Par Mon’Esse
La dette des entités publiques camerounaises envers l’opérateur d’électricité Eneo a presque doublé, passant de 167 milliards au 31 décembre 2022 à 266 milliards de francs au 31 décembre 2023, selon le directeur général, Amine Homman Ludiye.
Dans une interview accordée lundi au site investiraucameroun, il indique que la situation de l’entreprise «se rapproche davantage du scénario pessimiste que du cas de base, en raison de la dégradation poussée de notre situation financière».
Pour illustrer son propos, M. Homman Ludiye affirme que l’entreprise émet pour environ 7 milliards de francs de factures mensuelles à l’égard des entités publiques (administrations, entreprises publiques, hôpitaux, universités…), mais que ses recouvrements se sont limités à 1,5 milliard en janvier et à 1,8 milliard en février 2024.
Dans le même ordre d’idées, le versement hebdomadaire d’un milliard de francs, en guise de paiement partiel des factures de l’État central sur lequel les parties s’étaient accordées pour alléger la facture, n’a été effectué qu’une seule fois entre janvier et février, aucun règlement n’ayant par ailleurs été effectué pour les ordres de virement en instance, qui s’élèvent à 2,9 milliards de francs.
Pour l’année en cours, et dans le cadre de la compensation tarifaire, le régulateur a approuvé un paiement de 44 milliards de francs à Eneo, aucun paiement n’ayant été effectué rendu à mi-avril, un déficit chronique de trésorerie ayant influencé la décision de la maison mère, Actis, de partir du capital d’Eneo.

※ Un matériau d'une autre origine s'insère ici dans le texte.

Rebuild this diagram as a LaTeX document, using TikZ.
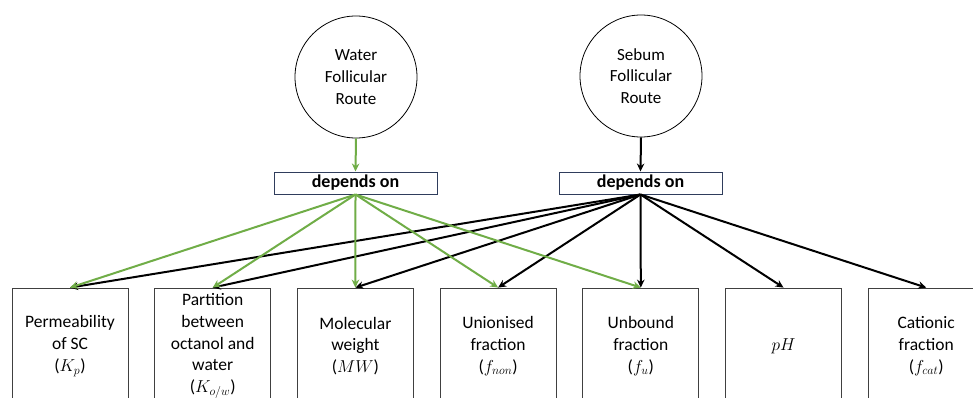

«Eneo fait face à des difficultés de trésorerie intenables pour toute entreprise», déclare le directeur général, précisant que les principaux clients, majoritairement des entités publiques, ne règlent pas de façon diligente leurs factures pour les services fournis.
«Qui plus est, les retards de paiements poussent l’entreprise à recourir régulièrement aux banques pour soutenir l’exploitation. Le loyer de l’argent creuse le déficit de trésorerie. Par conséquent, nous sommes incapables de régler nos fournisseurs comme il se doit.»
Une situation qui n’est plus supportable, soutien-t-il, et il est dès lors impératif de prendre des mesures visant à rétablir l’équilibre financier dans le secteur de l’électricité, afin qu’il puisse fonctionner correctement et se développer.
Le son de cloche est pourtant tout autre, du côté du quotidien spécialisé Ecomatin, qui sur la base des justificatifs probants, notamment les procès-verbaux et les décisions de l’Agence de régulation du secteur de l’électricité (Arsel), validant les créances d’Eneo sur l’Etat, note que sur les consommations annuelles d’électricité des administrations publiques, «Eneo a reçu de janvier à août 2023, un total de 13,5 milliards de Fcfa en paiement direct du Trésor public».
Et, poursuit la publication, selon les données de la dernière réconciliation effectuée le 20 décembre 2023 sur la base d’un procès-verbal dûment signé par les équipes d’Eneo et de l’Etat, un solde de 16, 357 035 434 milliards de Fcfa, apparaît en faveur de l’Etat.
D’après ce document de conciliation, les consommations annuelles d’électricité de l’Etat, stricto sensu, n’excèdent pas en moyenne 19 milliards de francs.
Le solde, insiste Ecomatin, a été arrêté sous réserve de la validation des consommations des administrations publiques pour la période allant de septembre à décembre 2023.
Ainsi, en déduisant ce que réclame Eneo à l’Etat, l’énergéticien, sur la base de données de conciliation, reste redevable de la somme non conciliée de 261,738 milliards de francs à l’Etat du Cameroun, un pays où le taux d’électrification est de 67%.